Add to that his doctor’s appointments which fill up our schedule on a regular basis and may include lab work, xrays, ultrasounds and more. For example, the day I was asked “what I did all day” happened to be a day I not only had a doctor’s appointment in town (thankfully no traveling to Indy or Cleveland) but also had lab work and a urinalysis done. The doctor’s office does not do lab work. So that means not only do I have to go through the process of registering and waiting at the doctor’s office, I have to go through the same registering and waiting at the pediatric outpatient lab, which has way more forms to sign than the doctor’s office. So after an hour long appointment at the doctor’s office, I have to feed Silas before going to the outpatient lab, which means dragging along his feeding pump and special food. At least someone in the health care field had the foresight to invent a feeding pump that will fit discreetly in a backpack and run on a battery. It isn’t ideal, but I have figured out how to make it work on the road. I’m not sure all this gets easier as time goes by or if I just become more accustomed to the fact that everywhere I go with my son means hauling a bunch of stuff with me and that really isn’t going to change anytime soon.
After feeding him, we go to the lab, register and wait, then get called to the room where he is stuck in the arm for several vials of blood and “bagged” for a urinalysis (a term the lab uses for the plastic bag that they stick on my son so he can urinate in it–it resembles a ziplock with stickers at the top that get peeled off and stuck to the skin. It is most uncomfortable looking, but I have seen my son with a catheter and based on his reaction, the catheter is worse than wearing a bag.) This whole lab process takes around an hour and that is pretty good. I have been in the lab for several hours before, spending most of that time waiting since it is a first come, first serve facility. An hour is speedy.
As we head home I realize it well after lunch time, even though we our doctor’s appointment was 10:15. That is the nature of medical appointments. It is time for Silas’s nap and I finally eat lunch around 2:00 and then my daughter gets picked up at 3:10ish from school. I think maybe there is an hour in there for me to actually get something done, but I can’t really remember what I did with that hour. Probably cleaned up the dishes or threw some laundry into the washer.

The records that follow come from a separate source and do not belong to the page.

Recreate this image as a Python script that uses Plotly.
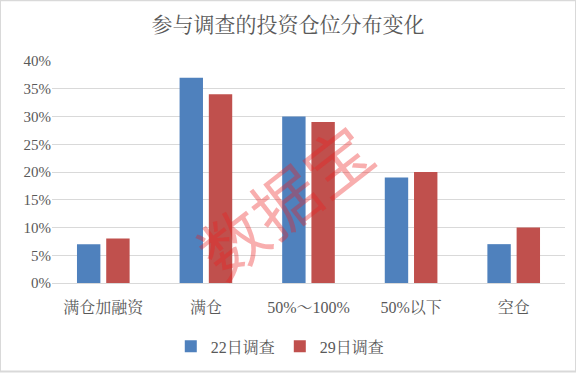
import plotly.graph_objects as go

categories = ["满仓加融资", "满仓", "50%～100%", "50%以下", "空仓"]
series_names = ["22日调查", "29日调查"]
values_22 = [0.07, 0.37, 0.30, 0.19, 0.07]
values_29 = [0.08, 0.34, 0.29, 0.20, 0.10]
colors = ["#4F81BD", "#C0504D"]
title_text = "参与调查的投资仓位分布变化"
watermark = "数据宝"

FONT = "Liberation Serif, Noto Serif CJK SC, Noto Sans CJK SC, serif"

fig = go.Figure()
for name, vals, c in zip(series_names, [values_22, values_29], colors):
    fig.add_trace(go.Bar(x=categories, y=vals, name=name, marker=dict(color=c, line=dict(width=0))))

fig.update_layout(
    width=576, height=373,
    margin=dict(l=52, r=11, t=61, b=89),
    paper_bgcolor="white", plot_bgcolor="white",
    bargap=0.43, bargroupgap=0.2,
    font=dict(family=FONT, size=14, color="#595959"),
    title=dict(text=title_text, x=0.5, xanchor="center", y=0.935, yanchor="middle",
               font=dict(family=FONT, size=21, color="#595959")),
    legend=dict(orientation="h", x=0.445, xanchor="center", y=-0.28, yanchor="middle",
                font=dict(family=FONT, size=16, color="#595959"), itemwidth=30, traceorder="normal"),
    showlegend=True,
    xaxis=dict(showline=True, linecolor="#D9D9D9", linewidth=1, ticks="",
               ticklabelstandoff=10,
               tickfont=dict(family=FONT, size=16, color="#595959")),
    yaxis=dict(range=[0, 0.4], dtick=0.05, tickformat=".0%", showgrid=True,
               gridcolor="#D9D9D9", gridwidth=1, zeroline=False, showline=False,
               ticks="", tickfont=dict(family=FONT, size=15, color="#595959")),
)

fig.add_annotation(text=watermark, xref="paper", yref="paper", x=0.45, y=0.38,
                   showarrow=False, textangle=-38,
                   font=dict(family="Noto Sans CJK SC", size=66, color="rgba(235,30,30,0.36)"))

fig.add_shape(type="rect", xref="paper", yref="paper", x0=-52/513, x1=1+11/513,
              y0=-89/223, y1=1+61/223, line=dict(color="#D9D9D9", width=2), fillcolor="rgba(0,0,0,0)")

fig.write_html("out.html", config={"displayModeBar": False},
               post_script="document.body.style.margin='0';")
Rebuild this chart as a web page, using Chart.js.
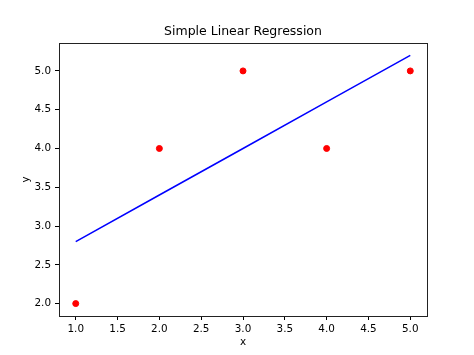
<!DOCTYPE html>
<html>
<head>
<meta charset="utf-8">
<script src="https://cdn.jsdelivr.net/npm/chart.js@4"></script>
<style>
  body { margin: 0; background: #fff; }
  canvas { display: block; }
</style>
</head>
<body>
<canvas id="chart" width="474" height="355"></canvas>
<script>
  // Data
  const xValues = [1, 2, 3, 4, 5];
  const yValues = [2, 4, 5, 4, 5];
  const fitValues = [2.8, 3.4, 4.0, 4.6, 5.2];
  const xTicks = [1.0, 1.5, 2.0, 2.5, 3.0, 3.5, 4.0, 4.5, 5.0];
  const yTicks = [2.0, 2.5, 3.0, 3.5, 4.0, 4.5, 5.0];

  const font = { family: 'DejaVu Sans', size: 10.4 };

  // box round the plot area, like matplotlib spines
  const frame = {
    id: 'frame',
    afterDraw(chart) {
      const { ctx, chartArea: a } = chart;
      ctx.save();
      ctx.strokeStyle = '#222';
      ctx.lineWidth = 1;
      ctx.strokeRect(Math.round(a.left) + 0.5, Math.round(a.top) + 0.5,
        Math.round(a.right - a.left), Math.round(a.bottom - a.top));
      ctx.restore();
    }
  };

  const ctx = document.getElementById('chart').getContext('2d');
  new Chart(ctx, {
    type: 'scatter',
    data: {
      datasets: [{
        label: 'data',
        data: xValues.map((x, i) => ({ x: x, y: yValues[i] })),
        backgroundColor: '#ff0000',
        borderColor: '#ff0000',
        pointRadius: 3,
        pointHoverRadius: 3
      }, {
        label: 'fit',
        data: xValues.map((x, i) => ({ x: x, y: fitValues[i] })),
        showLine: true,
        borderColor: '#0000ff',
        borderWidth: 1.5,
        pointRadius: 0,
        fill: false
      }]
    },
    options: {
      responsive: false,
      animation: false,
      layout: { padding: { left: 0, right: 47, top: 0, bottom: 0 } },
      plugins: {
        legend: { display: false },
        tooltip: { enabled: false },
        title: {
          display: true,
          text: 'Simple Linear Regression',
          fullSize: false,
          color: '#000',
          font: { family: 'DejaVu Sans', size: 12.5, weight: 'normal' },
          padding: { top: 24, bottom: 4 }
        }
      },
      scales: {
        x: {
          type: 'linear',
          min: 0.8,
          max: 5.2,
          afterBuildTicks: s => { s.ticks = xTicks.map(v => ({ value: v })); },
          afterFit: s => { s.height = 39; },
          ticks: { color: '#000', font: font, padding: 3, maxRotation: 0, callback: v => v.toFixed(1) },
          grid: { drawOnChartArea: false, tickLength: 4, color: '#000' },
          border: { display: false },
          title: { display: true, text: 'x', color: '#000', font: font, padding: { top: 0, bottom: 6 } }
        },
        y: {
          type: 'linear',
          min: 1.84,
          max: 5.36,
          afterBuildTicks: s => { s.ticks = yTicks.map(v => ({ value: v })); },
          afterFit: s => { s.width = 59; },
          ticks: { color: '#000', font: font, padding: 4, callback: v => v.toFixed(1) },
          grid: { drawOnChartArea: false, tickLength: 4, color: '#000' },
          border: { display: false },
          title: { display: true, text: 'y', color: '#000', font: font, padding: { top: 20, bottom: 0 } }
        }
      }
    },
    plugins: [frame]
  });
</script>
</body>
</html>
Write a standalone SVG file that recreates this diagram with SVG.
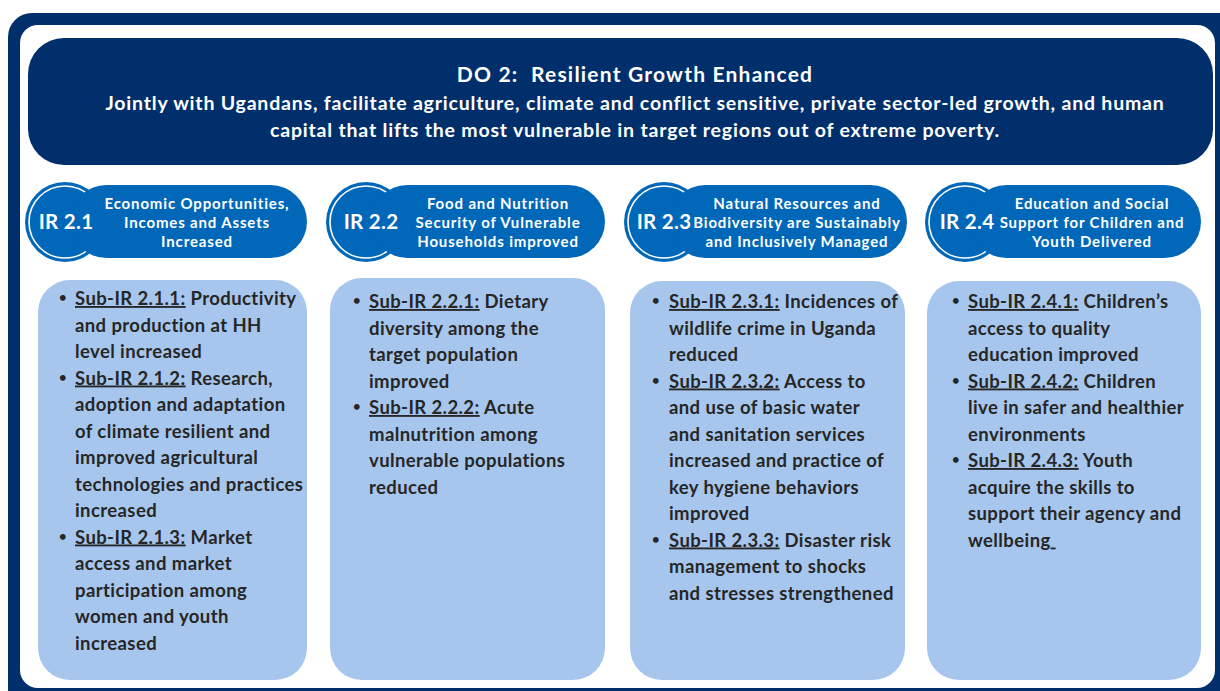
<svg xmlns="http://www.w3.org/2000/svg" width="1220" height="691" viewBox="0 0 1220 691">
<style>
.navy{fill:#002F6C}
.blue{fill:#0067B9}
.light{fill:#A7C6ED}
.t{font-family:Lato,"Liberation Sans",sans-serif;font-weight:bold}
.do1{font-size:21px;letter-spacing:1.2px;fill:#fff}
.do2{font-size:19.5px;letter-spacing:0.8px;fill:#fff}
.hd{font-size:15px;letter-spacing:0.85px;fill:#fff}
.ir{font-size:20.5px;letter-spacing:0.3px;fill:#fff}
.ring{fill:#0067B9;stroke:#fff;stroke-width:1.6}
.body{font-size:18.5px;letter-spacing:0.4px;fill:#262626}
.bl{font-size:13px}
.u{text-decoration:underline}
</style>
<rect x="8" y="13" width="1240" height="700" rx="24" class="navy"/>
<rect x="20" y="25" width="1195" height="663" rx="18" fill="#fff"/>

<g id="do2">
<rect x="28" y="38" width="1185" height="127" rx="36" class="navy"/>
<text class="t do1" x="635" y="82" text-anchor="middle" xml:space="preserve">DO 2:  Resilient Growth Enhanced</text>
<text class="t do2" x="635" y="110" text-anchor="middle">Jointly with Ugandans, facilitate agriculture, climate and conflict sensitive, private sector-led growth, and human</text>
<text class="t do2" x="635" y="137" text-anchor="middle">capital that lifts the most vulnerable in target regions out of extreme poverty.</text>
</g>

<g id="ir21">
<circle cx="65" cy="222" r="40" class="blue"/>
<circle cx="65" cy="222" r="36" class="ring"/>
<rect x="70" y="185" width="237" height="73" rx="36.5" class="blue"/>
<text class="t ir" x="66" y="229" text-anchor="middle">IR 2.1</text>
<text class="t hd" text-anchor="middle"><tspan x="197" y="209">Economic Opportunities,</tspan><tspan x="197" y="228">Incomes and Assets</tspan><tspan x="197" y="247">Increased</tspan></text>
</g>
<g id="ir22">
<circle cx="366" cy="222" r="40" class="blue"/>
<circle cx="366" cy="222" r="36" class="ring"/>
<rect x="371" y="185" width="234" height="73" rx="36.5" class="blue"/>
<text class="t ir" x="371" y="229" text-anchor="middle">IR 2.2</text>
<text class="t hd" text-anchor="middle"><tspan x="498" y="209">Food and Nutrition</tspan><tspan x="498" y="228">Security of Vulnerable</tspan><tspan x="498" y="247">Households improved</tspan></text>
</g>
<g id="ir23">
<circle cx="664" cy="222" r="40" class="blue"/>
<circle cx="664" cy="222" r="36" class="ring"/>
<rect x="669" y="185" width="238" height="73" rx="36.5" class="blue"/>
<text class="t ir" x="664" y="229" text-anchor="middle">IR 2.3</text>
<text class="t hd" text-anchor="middle"><tspan x="797" y="209">Natural Resources and</tspan><tspan x="797" y="228">Biodiversity are Sustainably</tspan><tspan x="797" y="247">and Inclusively Managed</tspan></text>
</g>
<g id="ir24">
<circle cx="965" cy="222" r="40" class="blue"/>
<circle cx="965" cy="222" r="36" class="ring"/>
<rect x="970" y="185" width="231" height="73" rx="36.5" class="blue"/>
<text class="t ir" x="967" y="229" text-anchor="middle">IR 2.4</text>
<text class="t hd" text-anchor="middle"><tspan x="1092" y="209">Education and Social</tspan><tspan x="1092" y="228">Support for Children and</tspan><tspan x="1092" y="247">Youth Delivered</tspan></text>
</g>

<g id="box21">
<rect x="38" y="280" width="269" height="400" rx="32" class="light"/>
<text class="t body">
<tspan class="bl" x="59" y="302">•</tspan><tspan x="75" y="305"><tspan class="u">Sub-IR 2.1.1:</tspan> Productivity</tspan>
<tspan x="75" y="331.5">and production at HH</tspan>
<tspan x="75" y="358">level increased</tspan>
<tspan class="bl" x="59" y="381.5">•</tspan><tspan x="75" y="384.5"><tspan class="u">Sub-IR 2.1.2:</tspan> Research,</tspan>
<tspan x="75" y="411">adoption and adaptation</tspan>
<tspan x="75" y="437.5">of climate resilient and</tspan>
<tspan x="75" y="464">improved agricultural</tspan>
<tspan x="75" y="490.5">technologies and practices</tspan>
<tspan x="75" y="517">increased</tspan>
<tspan class="bl" x="59" y="540.5">•</tspan><tspan x="75" y="543.5"><tspan class="u">Sub-IR 2.1.3:</tspan> Market</tspan>
<tspan x="75" y="570">access and market</tspan>
<tspan x="75" y="596.5">participation among</tspan>
<tspan x="75" y="623">women and youth</tspan>
<tspan x="75" y="649.5">increased</tspan>
</text>
</g>
<g id="box22">
<rect x="330" y="278" width="275" height="402" rx="32" class="light"/>
<text class="t body">
<tspan class="bl" x="353" y="305">•</tspan><tspan x="369" y="308"><tspan class="u">Sub-IR 2.2.1:</tspan> Dietary</tspan>
<tspan x="369" y="334.5">diversity among the</tspan>
<tspan x="369" y="361">target population</tspan>
<tspan x="369" y="387.5">improved</tspan>
<tspan class="bl" x="353" y="411">•</tspan><tspan x="369" y="414"><tspan class="u">Sub-IR 2.2.2:</tspan> Acute</tspan>
<tspan x="369" y="440.5">malnutrition among</tspan>
<tspan x="369" y="467">vulnerable populations</tspan>
<tspan x="369" y="493.5">reduced</tspan>
</text>
</g>
<g id="box23">
<rect x="630" y="281" width="275" height="399" rx="32" class="light"/>
<text class="t body">
<tspan class="bl" x="652" y="305">•</tspan><tspan x="669" y="308"><tspan class="u">Sub-IR 2.3.1:</tspan> Incidences of</tspan>
<tspan x="669" y="334.5">wildlife crime in Uganda</tspan>
<tspan x="669" y="361">reduced</tspan>
<tspan class="bl" x="652" y="384.5">•</tspan><tspan x="669" y="387.5"><tspan class="u">Sub-IR 2.3.2:</tspan> Access to</tspan>
<tspan x="669" y="414">and use of basic water</tspan>
<tspan x="669" y="440.5">and sanitation services</tspan>
<tspan x="669" y="467">increased and practice of</tspan>
<tspan x="669" y="493.5">key hygiene behaviors</tspan>
<tspan x="669" y="520">improved</tspan>
<tspan class="bl" x="652" y="543.5">•</tspan><tspan x="669" y="546.5"><tspan class="u">Sub-IR 2.3.3:</tspan> Disaster risk</tspan>
<tspan x="669" y="573">management to shocks</tspan>
<tspan x="669" y="599.5">and stresses strengthened</tspan>
</text>
</g>
<g id="box24">
<rect x="927" y="281" width="274" height="399" rx="32" class="light"/>
<text class="t body">
<tspan class="bl" x="952" y="305">•</tspan><tspan x="968" y="308"><tspan class="u">Sub-IR 2.4.1:</tspan> Children’s</tspan>
<tspan x="968" y="334.5">access to quality</tspan>
<tspan x="968" y="361">education improved</tspan>
<tspan class="bl" x="952" y="384.5">•</tspan><tspan x="968" y="387.5"><tspan class="u">Sub-IR 2.4.2:</tspan> Children</tspan>
<tspan x="968" y="414">live in safer and healthier</tspan>
<tspan x="968" y="440.5">environments</tspan>
<tspan class="bl" x="952" y="464">•</tspan><tspan x="968" y="467"><tspan class="u">Sub-IR 2.4.3:</tspan> Youth</tspan>
<tspan x="968" y="493.5">acquire the skills to</tspan>
<tspan x="968" y="520">support their agency and</tspan>
<tspan x="968" y="546.5">wellbeing<tspan class="u">&#160;</tspan></tspan>
</text>
</g>
<g id="connectors"/>
</svg>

It has not been a bad day, but I can’t say I enjoy running from appointment to appointment. But I am thankful that my son is not in the hospital. I am thankful that the experimental drug seems to be making Silas stronger. And I try not to be too hard on myself about not really getting anything done. Most days are appointments and therapy and feeding my family and doing our laundry. I used to think that really sick people spent all day laying around sleeping. Now I know that sick people really spend their days in medical facilities running from one place to next. For now I try to enjoy all that time with my son. This is our “normal” which is really not very normal at all. But it doesn’t mean there can’t be joy found in these small moments. So that is what we’re doing–enjoying the small moments and thanking God for his grace and mercy which is always an ever present part of our lives.